Coke and Pepsi aren’t exactly personifications of good behavior. Coke has in recent years been accused of the murder of union leaders at a Coca-Cola bottling plant in Colombia. In India itself, Coke has faced allegations of depleting groundwater in areas where its bottling plants are based. (Coke strongly denies charges of murder at the Colombian plant, which is owned by local businessmen, and says its practices in India are environmentally sound.)

“In the past two years the Coke campaign has grown into the largest anti-corporate movement since the campaign against Nike for sweatshop abuses,” Michael Blanding writes in The Nation. “Around the world, dozens of unions and more than twenty universities have banned Coke from their facilities, while activists have dogged the company from World Cup events in London to the Winter Olympics in Torino.”

Several groups have been organizing around Coke’s depredations, two of the most prominent being and the India Resource Center.

Pepsi’s history is not above reproach, either. It was for years happy to do business with the hideously repressive regime in Burma before a boycott forced it to withdraw from the country in the late 1990s.

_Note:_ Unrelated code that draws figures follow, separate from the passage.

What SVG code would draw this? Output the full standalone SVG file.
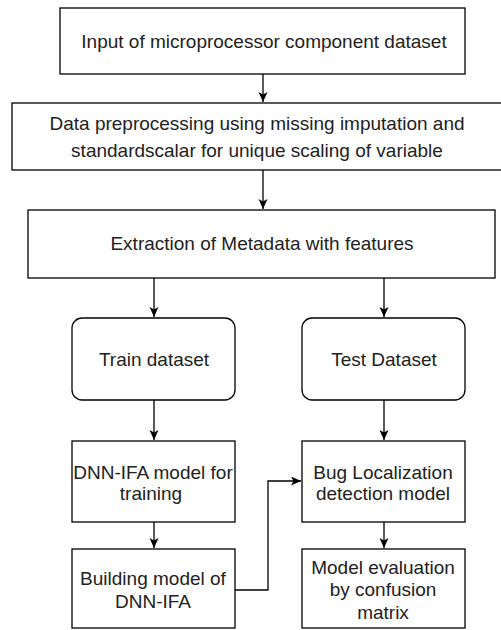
<svg xmlns="http://www.w3.org/2000/svg" width="501" height="630" viewBox="0 0 501 630">
<style>
.box{fill:#fff;stroke:#000;stroke-width:1.3}
.t{font-family:"Liberation Sans",Arial,sans-serif;font-size:19px;fill:#222;text-anchor:middle}
.c{fill:none;stroke:#000;stroke-width:1.3}
</style>
<defs>
<marker id="ah" markerWidth="12" markerHeight="10" refX="10" refY="4.5" orient="auto" markerUnits="userSpaceOnUse">
<path d="M0,0 L10,4.5 L0,9 L2.5,4.5 z" fill="#000"/>
</marker>
</defs>
<rect width="501" height="630" fill="#fff"/>
<g id="connectors">
<path class="c" d="M263,74 V102" marker-end="url(#ah)"/>
<path class="c" d="M263,170 V209" marker-end="url(#ah)"/>
<path class="c" d="M154,278 V317" marker-end="url(#ah)"/>
<path class="c" d="M384,278 V317" marker-end="url(#ah)"/>
<path class="c" d="M154,400 V440" marker-end="url(#ah)"/>
<path class="c" d="M384,400 V440" marker-end="url(#ah)"/>
<path class="c" d="M154,522 V548" marker-end="url(#ah)"/>
<path class="c" d="M384,522 V548" marker-end="url(#ah)"/>
<path class="c" d="M235,590 H268 V481 H301" marker-end="url(#ah)"/>
</g>
<g id="input">
<rect class="box" x="60" y="8" width="405" height="66"/>
<text class="t" x="264" y="48">Input of microprocessor component dataset</text>
</g>
<g id="preprocessing">
<rect class="box" x="12" y="103" width="495" height="67"/>
<text class="t" x="257" y="130">Data preprocessing using missing imputation and</text>
<text class="t" x="257" y="157">standardscalar for unique scaling of variable</text>
</g>
<g id="extraction">
<rect class="box" x="28" y="210" width="467" height="68"/>
<text class="t" x="262" y="250">Extraction of Metadata with features</text>
</g>
<g id="train">
<rect class="box" x="72" y="318" width="163" height="82" rx="10" ry="10"/>
<text class="t" x="154" y="366">Train dataset</text>
</g>
<g id="test">
<rect class="box" x="302" y="318" width="163" height="82" rx="10" ry="10"/>
<text class="t" x="384" y="366">Test Dataset</text>
</g>
<g id="dnn">
<rect class="box" x="72" y="441" width="163" height="81"/>
<text class="t" x="153" y="479">DNN-IFA model for</text>
<text class="t" x="151" y="500">training</text>
</g>
<g id="bug">
<rect class="box" x="302" y="441" width="163" height="81"/>
<text class="t" x="383" y="479">Bug Localization</text>
<text class="t" x="383" y="500">detection model</text>
</g>
<g id="building">
<rect class="box" x="72" y="549" width="163" height="79"/>
<text class="t" x="153" y="585">Building model of</text>
<text class="t" x="153" y="608">DNN-IFA</text>
</g>
<g id="evaluation">
<rect class="box" x="302" y="549" width="163" height="79"/>
<text class="t" x="383" y="574">Model evaluation</text>
<text class="t" x="383" y="596">by confusion</text>
<text class="t" x="383" y="619">matrix</text>
</g>
</svg>
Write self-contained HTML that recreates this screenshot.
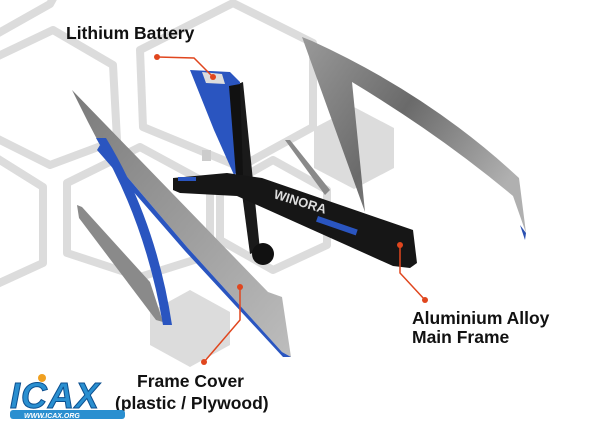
<!DOCTYPE html>
<html><head><meta charset="utf-8"><style>
body{margin:0;background:#fff;width:600px;height:429px;overflow:hidden}
svg{display:block}
text{font-family:"Liberation Sans",sans-serif;font-weight:bold}
</style></head><body>
<svg width="600" height="429" viewBox="0 0 600 429">
<defs>
<linearGradient id="g1" x1="0" y1="0" x2="1" y2="0.6"><stop offset="0" stop-color="#9a9a9a"/><stop offset="0.5" stop-color="#6a6a6a"/><stop offset="1" stop-color="#b0b0b0"/></linearGradient>
<linearGradient id="g2" x1="0" y1="0" x2="1" y2="1"><stop offset="0" stop-color="#7a7a7a"/><stop offset="1" stop-color="#bdbdbd"/></linearGradient>
</defs>
<g fill="none" stroke="#dcdcdc" stroke-width="8" stroke-linejoin="round">
<polyline points="-5,35 50,4 55,-5"/>
<polygon points="53,30 113,65 117,140 50,165 -10,135 -10,60"/>
<polygon points="233,3 313,43 313,127 240,167 143,127 140,50"/>
<polygon points="140,147 210,185 210,255 140,277 67,253 67,183"/>
<polygon points="-5,157 43,187 43,263 -5,285"/>
<polygon points="273,160 327,190 327,245 273,270 220,240 220,190"/>
</g>
<polygon points="354,107 394,128 394,168 354,189 314,168 314,128" fill="#dcdcdc"/>
<polygon points="190,290 230,312 230,345 190,367 150,345 150,312" fill="#dcdcdc"/>
<!-- right cover -->
<path d="M302,37 L312,41 Q430,95 519,178 L526,233 L513,196 Q440,135 352,82 L365,212 Z" fill="url(#g1)"/>
<polygon points="285,140 290,140 330,190 325,195" fill="#8a8a8a"/>
<polygon points="520,225 526,233 525,240" fill="#2a4fb0"/>
<!-- left cover -->
<polygon points="77,205 82,207 150,282 163,322 156,320 79,218" fill="#8a8a8a"/>
<polygon points="72,90 268,292 282,297 291,357 282,352 187,247 100,145 88,122" fill="url(#g2)"/>
<polygon points="100,145 187,247 282,352 291,357 283,357 185,251 97,150" fill="#2a55c0"/>
<path d="M96,138 Q145,220 163,325 L172,325 Q156,220 106,138 Z" fill="#2a55c0"/>
<!-- seat tube black -->
<polygon points="228,88 243,82 260,250 250,254" fill="#1a1a1a"/>
<circle cx="263" cy="254" r="11" fill="#111"/>
<!-- battery -->
<polygon points="190,70 230,72 240,82 240,170 234,175 214,130" fill="#2a55c0"/>
<polygon points="202,72 222,74 225,84 206,83" fill="#ddd"/>
<polygon points="229,86 240,84 243,175 236,176" fill="#111"/>
<rect x="202" y="150" width="9" height="11" fill="#ccc"/>
<!-- main frame -->
<polygon points="173,178 227,173 262,178 413,230 417,263 410,268 393,266 237,196 180,193 173,190" fill="#161616"/>
<rect x="178" y="177" width="18" height="4" fill="#2a55c0"/>
<text x="273" y="198" font-size="13" fill="#ddd" transform="rotate(17 273 198)">WINORA</text>
<rect x="318" y="216" width="42" height="6" fill="#2a55c0" transform="rotate(19 318 216)"/>
<!-- leaders -->
<g stroke="#e0461e" stroke-width="1.5" fill="none">
<polyline points="157,57 194,58 213,77"/>
<polyline points="400,245 400,273 425,300"/>
<polyline points="204,362 240,320 240,287"/>
</g>
<g fill="#e0461e">
<circle cx="157" cy="57" r="3"/><circle cx="213" cy="77" r="3"/>
<circle cx="400" cy="245" r="3"/><circle cx="425" cy="300" r="3"/>
<circle cx="204" cy="362" r="3"/><circle cx="240" cy="287" r="3"/>
</g>
<g fill="#111" font-size="17.5">
<text x="66" y="39">Lithium Battery</text>
<text x="412" y="324">Aluminium Alloy</text>
<text x="412" y="343">Main Frame</text>
<text x="137" y="387">Frame Cover</text>
<text x="115" y="409">(plastic / Plywood)</text>
</g>
<!-- logo -->
<text x="10" y="408" font-size="36" font-style="italic" fill="#2a8fd0" stroke="#0c4f8f" stroke-width="1" letter-spacing="1">ICAX</text>
<circle cx="42" cy="378" r="4" fill="#f0a020"/>
<rect x="10" y="410" width="115" height="9" rx="3" fill="#2a8fd0"/>
<text x="24" y="418" font-size="7" fill="#fff" font-style="italic">WWW.ICAX.ORG</text>
</svg>
</body></html>
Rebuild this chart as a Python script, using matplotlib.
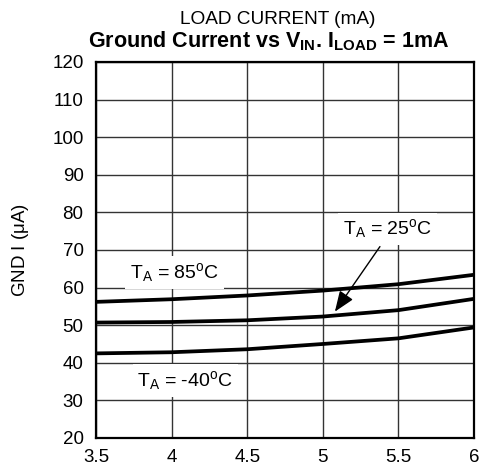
import matplotlib
matplotlib.use('Agg')
from matplotlib import pyplot as plt

plt.rcParams['font.family'] = ['Liberation Sans', 'DejaVu Sans']
plt.rcParams['mathtext.fontset'] = 'custom'
plt.rcParams['mathtext.rm'] = 'Liberation Sans'
plt.rcParams['mathtext.it'] = 'Liberation Sans'
plt.rcParams['mathtext.bf'] = 'Liberation Sans:bold'

# input voltage (V)
vin = [3.5, 4.0, 4.5, 5.0, 5.5, 6.0]
# ground current (uA) per temperature
gnd_85 = [56.2, 56.9, 57.9, 59.2, 60.9, 63.4]
gnd_25 = [50.7, 50.85, 51.3, 52.3, 54.0, 57.0]
gnd_m40 = [42.5, 42.8, 43.6, 45.0, 46.5, 49.4]

xticks = [3.5, 4, 4.5, 5, 5.5, 6]
yticks = list(range(20, 121, 10))

fig = plt.figure(figsize=(4.81, 4.71), dpi=100)
ax = fig.add_axes([0.1996, 0.0701, 0.7858, 0.7983])

for g in (gnd_85, gnd_25, gnd_m40):
    ax.plot(vin, g, c='black', lw=2.7, zorder=3, solid_capstyle='butt')

ax.set_xlim(3.5, 6)
ax.set_ylim(20, 120)
ax.set_xticks(xticks)
ax.set_xticklabels(['3.5', '4', '4.5', '5', '5.5', '6'])
ax.set_yticks(yticks)
ax.grid(True, color='#333333', lw=1.0)
ax.tick_params(length=0, labelsize=13.5)
ax.tick_params(axis='x', pad=8)
ax.tick_params(axis='y', pad=9)
for s in ax.spines.values():
    s.set_linewidth(1.6)

box = dict(facecolor='white', edgecolor='none', pad=3.5)
fs = 14
ax.text(4.02, 64.0, r'T$_{\mathrm{A}}$ = 85$^{\mathrm{o}}$C', fontsize=fs,
        ha='center', va='center', bbox=box, zorder=4)
ax.text(4.09, 35.3, r'T$_{\mathrm{A}}$ = -40$^{\mathrm{o}}$C', fontsize=fs,
        ha='center', va='center', bbox=box, zorder=4)
ax.text(5.43, 75.6, r'T$_{\mathrm{A}}$ = 25$^{\mathrm{o}}$C', fontsize=fs,
        ha='center', va='center', bbox=box, zorder=4)
ax.annotate('', xy=(5.08, 53.6), xytext=(5.378, 70.9),
            arrowprops=dict(arrowstyle='-|>,head_length=0.9,head_width=0.35',
                            color='black', lw=1.0,
                            mutation_scale=14, shrinkA=0, shrinkB=0), zorder=4)

ax.set_ylabel(r'GND I ($\mu$A)', fontsize=13.5)
ax.yaxis.set_label_coords(-0.172, 0.5)
fig.text(0.559, 0.913, r'Ground Current vs V$_{\mathbf{IN}}$. I$_{\mathbf{LOAD}}$ = 1mA',
         fontsize=15.5, fontweight='bold', ha='center', va='center')
fig.text(0.578, 0.958, 'LOAD CURRENT (mA)', fontsize=13.7, ha='center', va='center')

fig.savefig('out.png', dpi=100)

And, as former New York Times reporter Stephen Kinzer’s new book, “Overthrow,” reveals, Pepsi’s CEO Donald Kendall was the one who initially broached the idea to President Nixon to overthrow Salvador Allende in Chile. “Nixon focused intensely on his warnings,” writes Kinzer. “From that moment, he never wavered in his determination to bring Allende down.”

But when you’re the Bush Administration, you don’t care about the record of corporations on issues such as democracy, public health or the environment. All you do care about is their bottom line.